STATED GOAL: Look through the listing below for the line containing "Reproduce this chart with Chart.js.". Copy it and each line after it up to and including the line containing "4.6, -1.8, 13.3];", exactly, leaving out pictures.

LISTING:
— begin —

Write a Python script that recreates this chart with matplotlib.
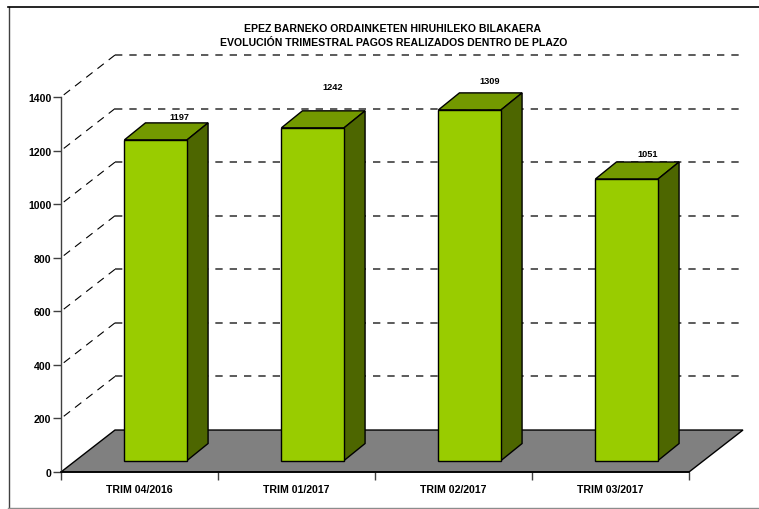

— end —
— begin —

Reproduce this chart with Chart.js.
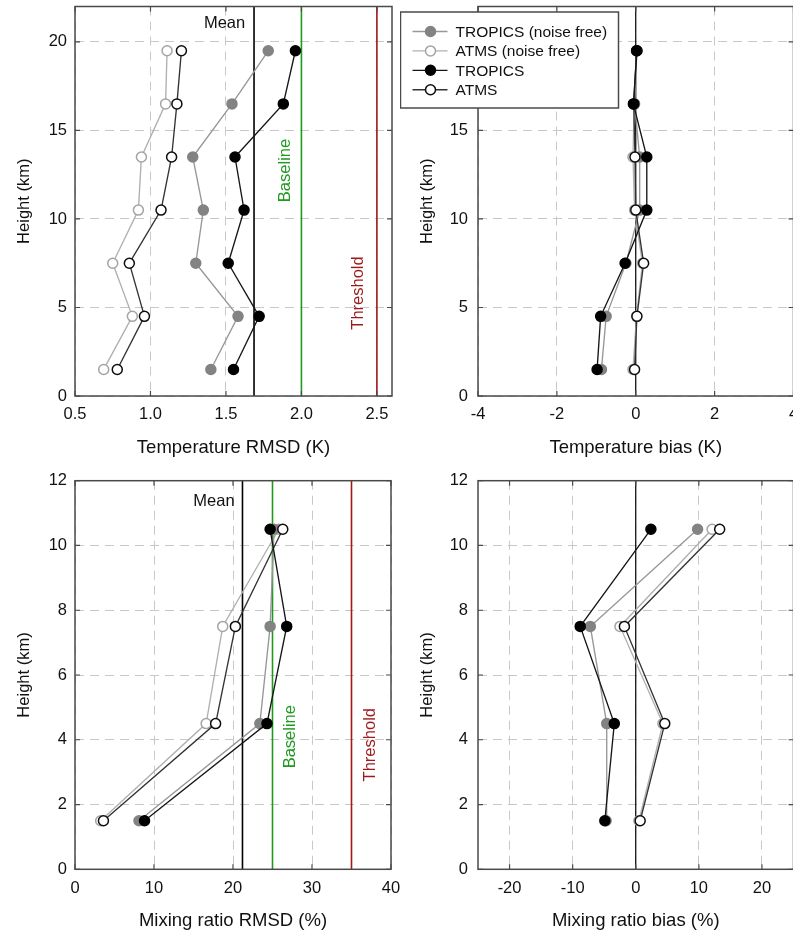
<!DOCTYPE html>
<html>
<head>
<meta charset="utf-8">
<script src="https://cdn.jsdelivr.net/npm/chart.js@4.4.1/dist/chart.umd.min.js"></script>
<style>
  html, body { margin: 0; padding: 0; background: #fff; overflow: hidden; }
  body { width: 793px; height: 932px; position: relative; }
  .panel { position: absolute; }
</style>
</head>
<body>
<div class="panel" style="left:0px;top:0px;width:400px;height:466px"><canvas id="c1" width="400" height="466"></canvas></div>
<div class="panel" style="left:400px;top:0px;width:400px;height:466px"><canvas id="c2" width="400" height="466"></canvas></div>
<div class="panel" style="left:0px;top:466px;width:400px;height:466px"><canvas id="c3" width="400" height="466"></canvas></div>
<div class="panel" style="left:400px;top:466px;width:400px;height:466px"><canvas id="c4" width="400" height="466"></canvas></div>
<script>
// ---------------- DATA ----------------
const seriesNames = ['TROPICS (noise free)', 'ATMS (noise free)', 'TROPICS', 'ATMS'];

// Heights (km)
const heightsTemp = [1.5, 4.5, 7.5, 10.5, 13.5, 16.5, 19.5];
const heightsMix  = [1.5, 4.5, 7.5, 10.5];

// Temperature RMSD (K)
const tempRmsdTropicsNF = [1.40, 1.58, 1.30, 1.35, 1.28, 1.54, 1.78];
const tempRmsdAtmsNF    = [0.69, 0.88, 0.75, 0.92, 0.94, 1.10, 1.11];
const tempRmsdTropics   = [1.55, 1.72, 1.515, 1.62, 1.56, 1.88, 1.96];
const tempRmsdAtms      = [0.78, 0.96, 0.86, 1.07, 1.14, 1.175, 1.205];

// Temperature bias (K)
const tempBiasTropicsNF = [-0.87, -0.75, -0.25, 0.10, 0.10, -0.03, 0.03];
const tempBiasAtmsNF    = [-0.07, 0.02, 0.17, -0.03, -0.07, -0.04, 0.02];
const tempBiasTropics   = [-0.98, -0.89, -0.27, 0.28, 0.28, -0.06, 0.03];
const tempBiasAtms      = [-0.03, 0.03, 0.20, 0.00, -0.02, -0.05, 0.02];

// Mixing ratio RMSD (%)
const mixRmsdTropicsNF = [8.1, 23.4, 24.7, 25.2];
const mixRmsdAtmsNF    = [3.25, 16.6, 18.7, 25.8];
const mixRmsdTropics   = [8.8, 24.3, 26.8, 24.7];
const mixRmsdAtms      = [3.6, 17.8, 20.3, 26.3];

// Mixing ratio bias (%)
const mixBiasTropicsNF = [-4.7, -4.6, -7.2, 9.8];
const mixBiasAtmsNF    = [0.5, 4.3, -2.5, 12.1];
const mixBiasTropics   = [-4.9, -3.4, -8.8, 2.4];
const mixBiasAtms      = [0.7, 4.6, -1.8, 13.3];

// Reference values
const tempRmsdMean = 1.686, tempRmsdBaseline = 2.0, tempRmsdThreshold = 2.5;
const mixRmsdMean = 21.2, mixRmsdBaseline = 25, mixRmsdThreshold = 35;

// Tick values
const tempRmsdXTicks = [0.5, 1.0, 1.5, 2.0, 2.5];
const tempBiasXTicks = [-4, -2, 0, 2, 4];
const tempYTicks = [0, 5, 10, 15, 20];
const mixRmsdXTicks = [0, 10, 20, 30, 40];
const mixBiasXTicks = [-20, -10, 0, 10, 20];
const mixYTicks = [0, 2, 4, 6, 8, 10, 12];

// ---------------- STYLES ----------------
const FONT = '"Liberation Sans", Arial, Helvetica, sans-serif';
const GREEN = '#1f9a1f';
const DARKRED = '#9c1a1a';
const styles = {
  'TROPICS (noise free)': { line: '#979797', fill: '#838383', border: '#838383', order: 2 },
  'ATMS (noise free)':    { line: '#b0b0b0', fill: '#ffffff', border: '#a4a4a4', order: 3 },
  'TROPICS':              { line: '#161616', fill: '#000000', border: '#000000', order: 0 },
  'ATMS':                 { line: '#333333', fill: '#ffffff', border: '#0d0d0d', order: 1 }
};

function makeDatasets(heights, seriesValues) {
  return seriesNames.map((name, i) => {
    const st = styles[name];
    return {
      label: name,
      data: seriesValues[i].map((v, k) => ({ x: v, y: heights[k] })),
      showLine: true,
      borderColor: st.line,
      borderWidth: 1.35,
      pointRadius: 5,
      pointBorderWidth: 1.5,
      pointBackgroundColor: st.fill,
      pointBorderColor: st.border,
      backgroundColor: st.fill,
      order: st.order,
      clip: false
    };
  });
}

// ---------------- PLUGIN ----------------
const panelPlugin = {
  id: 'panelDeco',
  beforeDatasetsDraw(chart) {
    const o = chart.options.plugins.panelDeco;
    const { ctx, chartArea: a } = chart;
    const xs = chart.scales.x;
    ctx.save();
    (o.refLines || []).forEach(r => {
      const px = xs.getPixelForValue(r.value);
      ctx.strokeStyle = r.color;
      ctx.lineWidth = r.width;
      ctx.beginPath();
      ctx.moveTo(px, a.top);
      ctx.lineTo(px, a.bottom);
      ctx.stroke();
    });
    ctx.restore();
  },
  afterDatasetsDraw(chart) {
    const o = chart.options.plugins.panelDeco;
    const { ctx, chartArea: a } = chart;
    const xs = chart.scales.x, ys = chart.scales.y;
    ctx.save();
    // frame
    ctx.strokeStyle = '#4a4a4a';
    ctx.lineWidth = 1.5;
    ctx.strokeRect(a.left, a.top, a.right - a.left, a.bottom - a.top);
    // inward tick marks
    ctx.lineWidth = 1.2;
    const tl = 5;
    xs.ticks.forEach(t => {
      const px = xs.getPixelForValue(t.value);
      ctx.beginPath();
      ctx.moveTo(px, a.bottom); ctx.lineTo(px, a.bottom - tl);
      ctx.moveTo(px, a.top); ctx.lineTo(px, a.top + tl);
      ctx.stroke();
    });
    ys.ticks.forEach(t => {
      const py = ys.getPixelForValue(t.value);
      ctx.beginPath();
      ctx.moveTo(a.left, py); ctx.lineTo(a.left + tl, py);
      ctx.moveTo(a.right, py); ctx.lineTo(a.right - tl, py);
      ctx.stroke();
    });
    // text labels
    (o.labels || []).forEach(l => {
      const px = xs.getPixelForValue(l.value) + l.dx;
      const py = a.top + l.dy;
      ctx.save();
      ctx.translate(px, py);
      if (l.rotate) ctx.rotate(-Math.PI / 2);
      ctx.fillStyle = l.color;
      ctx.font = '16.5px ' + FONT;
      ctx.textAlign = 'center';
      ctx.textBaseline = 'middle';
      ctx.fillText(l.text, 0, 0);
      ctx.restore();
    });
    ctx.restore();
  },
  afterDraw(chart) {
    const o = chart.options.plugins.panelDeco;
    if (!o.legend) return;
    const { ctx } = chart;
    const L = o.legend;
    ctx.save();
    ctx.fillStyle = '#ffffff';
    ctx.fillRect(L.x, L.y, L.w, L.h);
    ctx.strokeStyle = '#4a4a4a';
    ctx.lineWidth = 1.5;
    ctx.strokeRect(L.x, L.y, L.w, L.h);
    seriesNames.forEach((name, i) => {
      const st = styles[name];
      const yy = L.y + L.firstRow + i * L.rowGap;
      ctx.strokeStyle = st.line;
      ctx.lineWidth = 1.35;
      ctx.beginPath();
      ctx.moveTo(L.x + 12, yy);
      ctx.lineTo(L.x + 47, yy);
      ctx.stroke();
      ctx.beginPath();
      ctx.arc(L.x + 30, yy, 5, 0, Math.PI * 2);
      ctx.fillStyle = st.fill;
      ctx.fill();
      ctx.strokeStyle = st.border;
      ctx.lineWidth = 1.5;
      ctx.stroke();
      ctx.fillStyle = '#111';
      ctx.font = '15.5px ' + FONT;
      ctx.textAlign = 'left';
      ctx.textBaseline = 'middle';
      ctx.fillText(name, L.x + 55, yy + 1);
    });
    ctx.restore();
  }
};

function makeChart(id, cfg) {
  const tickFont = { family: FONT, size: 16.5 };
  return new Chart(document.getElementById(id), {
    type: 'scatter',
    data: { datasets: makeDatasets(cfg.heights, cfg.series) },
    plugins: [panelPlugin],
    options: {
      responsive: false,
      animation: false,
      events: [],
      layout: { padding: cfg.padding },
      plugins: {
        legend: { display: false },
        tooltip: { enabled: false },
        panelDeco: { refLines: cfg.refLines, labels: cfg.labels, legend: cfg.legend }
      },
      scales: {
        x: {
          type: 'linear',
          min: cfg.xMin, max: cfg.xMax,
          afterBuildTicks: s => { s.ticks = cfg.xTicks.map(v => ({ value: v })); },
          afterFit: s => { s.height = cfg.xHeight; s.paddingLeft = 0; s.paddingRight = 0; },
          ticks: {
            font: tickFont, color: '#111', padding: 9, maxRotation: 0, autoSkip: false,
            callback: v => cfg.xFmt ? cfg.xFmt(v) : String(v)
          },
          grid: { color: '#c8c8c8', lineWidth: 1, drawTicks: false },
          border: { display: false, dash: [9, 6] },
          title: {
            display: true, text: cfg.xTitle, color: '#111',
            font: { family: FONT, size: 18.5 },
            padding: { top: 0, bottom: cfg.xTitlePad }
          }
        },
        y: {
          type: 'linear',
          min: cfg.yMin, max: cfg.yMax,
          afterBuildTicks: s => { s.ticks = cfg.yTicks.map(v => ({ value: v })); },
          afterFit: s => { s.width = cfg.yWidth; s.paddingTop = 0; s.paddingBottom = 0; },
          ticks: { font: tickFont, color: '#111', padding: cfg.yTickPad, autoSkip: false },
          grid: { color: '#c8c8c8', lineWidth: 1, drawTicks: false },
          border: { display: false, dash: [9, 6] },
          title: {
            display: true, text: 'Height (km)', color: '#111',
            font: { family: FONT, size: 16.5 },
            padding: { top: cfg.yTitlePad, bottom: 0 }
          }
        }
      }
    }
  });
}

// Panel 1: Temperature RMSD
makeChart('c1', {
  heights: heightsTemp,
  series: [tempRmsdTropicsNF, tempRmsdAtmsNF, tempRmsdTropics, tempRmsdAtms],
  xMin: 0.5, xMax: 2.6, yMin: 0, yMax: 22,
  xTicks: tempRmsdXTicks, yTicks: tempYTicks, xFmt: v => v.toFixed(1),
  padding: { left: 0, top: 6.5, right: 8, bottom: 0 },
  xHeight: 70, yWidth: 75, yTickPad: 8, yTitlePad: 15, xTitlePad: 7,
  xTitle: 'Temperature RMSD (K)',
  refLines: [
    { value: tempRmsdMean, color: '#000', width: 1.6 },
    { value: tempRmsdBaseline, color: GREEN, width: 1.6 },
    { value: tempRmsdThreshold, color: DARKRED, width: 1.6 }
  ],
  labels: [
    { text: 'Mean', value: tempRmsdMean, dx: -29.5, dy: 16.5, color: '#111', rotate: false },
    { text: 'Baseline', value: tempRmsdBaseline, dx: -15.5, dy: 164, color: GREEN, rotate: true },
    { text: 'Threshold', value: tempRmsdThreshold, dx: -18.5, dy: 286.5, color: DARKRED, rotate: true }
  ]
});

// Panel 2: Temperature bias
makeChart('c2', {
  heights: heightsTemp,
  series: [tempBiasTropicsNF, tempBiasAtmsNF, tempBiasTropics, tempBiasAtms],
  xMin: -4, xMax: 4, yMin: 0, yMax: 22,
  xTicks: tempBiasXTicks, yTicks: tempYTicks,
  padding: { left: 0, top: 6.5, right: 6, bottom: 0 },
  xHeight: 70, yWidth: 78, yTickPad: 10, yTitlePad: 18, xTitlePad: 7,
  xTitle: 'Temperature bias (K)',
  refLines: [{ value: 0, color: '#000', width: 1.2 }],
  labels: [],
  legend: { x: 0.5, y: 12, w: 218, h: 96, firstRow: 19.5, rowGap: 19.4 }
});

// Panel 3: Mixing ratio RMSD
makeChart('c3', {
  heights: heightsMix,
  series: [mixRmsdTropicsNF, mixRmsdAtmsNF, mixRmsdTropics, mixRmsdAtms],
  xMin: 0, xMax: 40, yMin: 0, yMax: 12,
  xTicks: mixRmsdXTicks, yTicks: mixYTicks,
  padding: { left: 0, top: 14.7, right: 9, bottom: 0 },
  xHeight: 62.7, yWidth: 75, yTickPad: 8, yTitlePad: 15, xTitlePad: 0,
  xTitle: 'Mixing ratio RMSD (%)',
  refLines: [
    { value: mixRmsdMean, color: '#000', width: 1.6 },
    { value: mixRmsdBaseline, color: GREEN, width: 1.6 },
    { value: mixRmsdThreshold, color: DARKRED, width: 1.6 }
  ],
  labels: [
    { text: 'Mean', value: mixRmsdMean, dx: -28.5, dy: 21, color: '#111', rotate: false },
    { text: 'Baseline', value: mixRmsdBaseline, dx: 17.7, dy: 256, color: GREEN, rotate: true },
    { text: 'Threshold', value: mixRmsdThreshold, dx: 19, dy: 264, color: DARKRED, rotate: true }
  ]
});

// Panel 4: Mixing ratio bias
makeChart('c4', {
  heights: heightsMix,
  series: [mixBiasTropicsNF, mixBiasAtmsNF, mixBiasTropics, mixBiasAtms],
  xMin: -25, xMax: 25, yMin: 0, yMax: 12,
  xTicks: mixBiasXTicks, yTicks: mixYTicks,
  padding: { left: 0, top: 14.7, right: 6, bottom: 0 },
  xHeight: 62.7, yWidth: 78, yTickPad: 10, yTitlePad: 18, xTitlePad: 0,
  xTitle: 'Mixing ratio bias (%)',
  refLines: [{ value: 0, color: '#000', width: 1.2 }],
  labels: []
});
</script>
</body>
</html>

— end —

THE RESPONSE:
Reproduce this chart with Chart.js.
<!DOCTYPE html>
<html>
<head>
<meta charset="utf-8">
<script src="https://cdn.jsdelivr.net/npm/chart.js@4.4.1/dist/chart.umd.min.js"></script>
<style>
  html, body { margin: 0; padding: 0; background: #fff; overflow: hidden; }
  body { width: 793px; height: 932px; position: relative; }
  .panel { position: absolute; }
</style>
</head>
<body>
<div class="panel" style="left:0px;top:0px;width:400px;height:466px"><canvas id="c1" width="400" height="466"></canvas></div>
<div class="panel" style="left:400px;top:0px;width:400px;height:466px"><canvas id="c2" width="400" height="466"></canvas></div>
<div class="panel" style="left:0px;top:466px;width:400px;height:466px"><canvas id="c3" width="400" height="466"></canvas></div>
<div class="panel" style="left:400px;top:466px;width:400px;height:466px"><canvas id="c4" width="400" height="466"></canvas></div>
<script>
// ---------------- DATA ----------------
const seriesNames = ['TROPICS (noise free)', 'ATMS (noise free)', 'TROPICS', 'ATMS'];

// Heights (km)
const heightsTemp = [1.5, 4.5, 7.5, 10.5, 13.5, 16.5, 19.5];
const heightsMix  = [1.5, 4.5, 7.5, 10.5];

// Temperature RMSD (K)
const tempRmsdTropicsNF = [1.40, 1.58, 1.30, 1.35, 1.28, 1.54, 1.78];
const tempRmsdAtmsNF    = [0.69, 0.88, 0.75, 0.92, 0.94, 1.10, 1.11];
const tempRmsdTropics   = [1.55, 1.72, 1.515, 1.62, 1.56, 1.88, 1.96];
const tempRmsdAtms      = [0.78, 0.96, 0.86, 1.07, 1.14, 1.175, 1.205];

// Temperature bias (K)
const tempBiasTropicsNF = [-0.87, -0.75, -0.25, 0.10, 0.10, -0.03, 0.03];
const tempBiasAtmsNF    = [-0.07, 0.02, 0.17, -0.03, -0.07, -0.04, 0.02];
const tempBiasTropics   = [-0.98, -0.89, -0.27, 0.28, 0.28, -0.06, 0.03];
const tempBiasAtms      = [-0.03, 0.03, 0.20, 0.00, -0.02, -0.05, 0.02];

// Mixing ratio RMSD (%)
const mixRmsdTropicsNF = [8.1, 23.4, 24.7, 25.2];
const mixRmsdAtmsNF    = [3.25, 16.6, 18.7, 25.8];
const mixRmsdTropics   = [8.8, 24.3, 26.8, 24.7];
const mixRmsdAtms      = [3.6, 17.8, 20.3, 26.3];

// Mixing ratio bias (%)
const mixBiasTropicsNF = [-4.7, -4.6, -7.2, 9.8];
const mixBiasAtmsNF    = [0.5, 4.3, -2.5, 12.1];
const mixBiasTropics   = [-4.9, -3.4, -8.8, 2.4];
const mixBiasAtms      = [0.7, 4.6, -1.8, 13.3];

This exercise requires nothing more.